Repeat the data that follows, word for word, without the images.

>> begin

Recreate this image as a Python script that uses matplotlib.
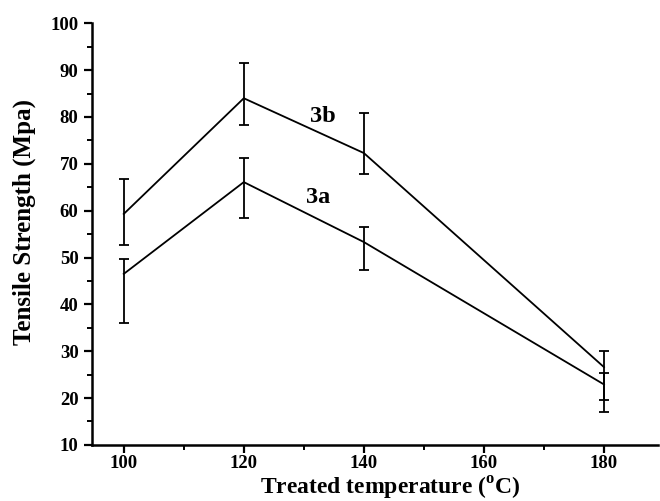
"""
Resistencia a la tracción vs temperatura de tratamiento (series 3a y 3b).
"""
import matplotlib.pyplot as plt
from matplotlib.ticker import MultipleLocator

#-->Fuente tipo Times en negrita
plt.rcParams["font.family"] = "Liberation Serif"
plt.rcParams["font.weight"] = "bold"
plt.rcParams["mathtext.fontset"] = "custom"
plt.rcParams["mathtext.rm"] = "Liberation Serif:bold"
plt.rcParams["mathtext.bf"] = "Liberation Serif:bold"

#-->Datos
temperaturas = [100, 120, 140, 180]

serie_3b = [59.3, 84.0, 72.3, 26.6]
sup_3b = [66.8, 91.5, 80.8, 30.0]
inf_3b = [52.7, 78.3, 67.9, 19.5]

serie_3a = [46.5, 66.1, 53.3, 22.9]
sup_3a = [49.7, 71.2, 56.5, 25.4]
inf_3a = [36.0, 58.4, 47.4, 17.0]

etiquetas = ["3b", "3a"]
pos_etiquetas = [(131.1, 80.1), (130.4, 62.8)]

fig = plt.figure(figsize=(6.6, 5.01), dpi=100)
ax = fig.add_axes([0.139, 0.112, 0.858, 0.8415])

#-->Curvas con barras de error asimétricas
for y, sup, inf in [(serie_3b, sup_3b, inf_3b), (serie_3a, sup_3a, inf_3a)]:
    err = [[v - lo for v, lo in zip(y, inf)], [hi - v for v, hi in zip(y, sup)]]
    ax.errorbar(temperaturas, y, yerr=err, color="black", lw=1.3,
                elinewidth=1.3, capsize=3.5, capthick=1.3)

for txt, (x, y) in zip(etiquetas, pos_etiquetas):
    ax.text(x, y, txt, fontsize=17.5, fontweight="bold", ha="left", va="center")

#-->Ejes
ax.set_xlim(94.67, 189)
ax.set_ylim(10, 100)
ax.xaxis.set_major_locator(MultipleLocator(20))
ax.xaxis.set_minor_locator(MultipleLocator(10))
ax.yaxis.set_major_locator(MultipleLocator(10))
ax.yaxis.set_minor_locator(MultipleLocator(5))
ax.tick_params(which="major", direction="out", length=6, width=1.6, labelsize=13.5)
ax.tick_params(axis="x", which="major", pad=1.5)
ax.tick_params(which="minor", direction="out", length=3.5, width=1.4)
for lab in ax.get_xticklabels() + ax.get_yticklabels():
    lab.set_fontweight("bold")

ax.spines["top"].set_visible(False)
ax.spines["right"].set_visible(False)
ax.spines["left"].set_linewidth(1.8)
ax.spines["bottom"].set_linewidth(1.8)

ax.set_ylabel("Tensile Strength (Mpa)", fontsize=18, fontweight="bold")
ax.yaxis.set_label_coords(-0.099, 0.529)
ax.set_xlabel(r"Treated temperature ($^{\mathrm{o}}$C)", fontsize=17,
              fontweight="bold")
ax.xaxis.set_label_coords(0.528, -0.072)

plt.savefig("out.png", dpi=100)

>> end

**Complete answer**
Recreate this image as a Python script that uses matplotlib.
"""
Resistencia a la tracción vs temperatura de tratamiento (series 3a y 3b).
"""
import matplotlib.pyplot as plt
from matplotlib.ticker import MultipleLocator

#-->Fuente tipo Times en negrita
plt.rcParams["font.family"] = "Liberation Serif"
plt.rcParams["font.weight"] = "bold"
plt.rcParams["mathtext.fontset"] = "custom"
plt.rcParams["mathtext.rm"] = "Liberation Serif:bold"
plt.rcParams["mathtext.bf"] = "Liberation Serif:bold"

#-->Datos
temperaturas = [100, 120, 140, 180]

serie_3b = [59.3, 84.0, 72.3, 26.6]
sup_3b = [66.8, 91.5, 80.8, 30.0]
inf_3b = [52.7, 78.3, 67.9, 19.5]

serie_3a = [46.5, 66.1, 53.3, 22.9]
sup_3a = [49.7, 71.2, 56.5, 25.4]
inf_3a = [36.0, 58.4, 47.4, 17.0]

etiquetas = ["3b", "3a"]
pos_etiquetas = [(131.1, 80.1), (130.4, 62.8)]

fig = plt.figure(figsize=(6.6, 5.01), dpi=100)
ax = fig.add_axes([0.139, 0.112, 0.858, 0.8415])

#-->Curvas con barras de error asimétricas
for y, sup, inf in [(serie_3b, sup_3b, inf_3b), (serie_3a, sup_3a, inf_3a)]:
    err = [[v - lo for v, lo in zip(y, inf)], [hi - v for v, hi in zip(y, sup)]]
    ax.errorbar(temperaturas, y, yerr=err, color="black", lw=1.3,
                elinewidth=1.3, capsize=3.5, capthick=1.3)

for txt, (x, y) in zip(etiquetas, pos_etiquetas):
    ax.text(x, y, txt, fontsize=17.5, fontweight="bold", ha="left", va="center")

#-->Ejes
ax.set_xlim(94.67, 189)
ax.set_ylim(10, 100)
ax.xaxis.set_major_locator(MultipleLocator(20))
ax.xaxis.set_minor_locator(MultipleLocator(10))
ax.yaxis.set_major_locator(MultipleLocator(10))
ax.yaxis.set_minor_locator(MultipleLocator(5))
ax.tick_params(which="major", direction="out", length=6, width=1.6, labelsize=13.5)
ax.tick_params(axis="x", which="major", pad=1.5)
ax.tick_params(which="minor", direction="out", length=3.5, width=1.4)
for lab in ax.get_xticklabels() + ax.get_yticklabels():
    lab.set_fontweight("bold")

ax.spines["top"].set_visible(False)
ax.spines["right"].set_visible(False)
ax.spines["left"].set_linewidth(1.8)
ax.spines["bottom"].set_linewidth(1.8)

ax.set_ylabel("Tensile Strength (Mpa)", fontsize=18, fontweight="bold")
ax.yaxis.set_label_coords(-0.099, 0.529)
ax.set_xlabel(r"Treated temperature ($^{\mathrm{o}}$C)", fontsize=17,
              fontweight="bold")
ax.xaxis.set_label_coords(0.528, -0.072)

plt.savefig("out.png", dpi=100)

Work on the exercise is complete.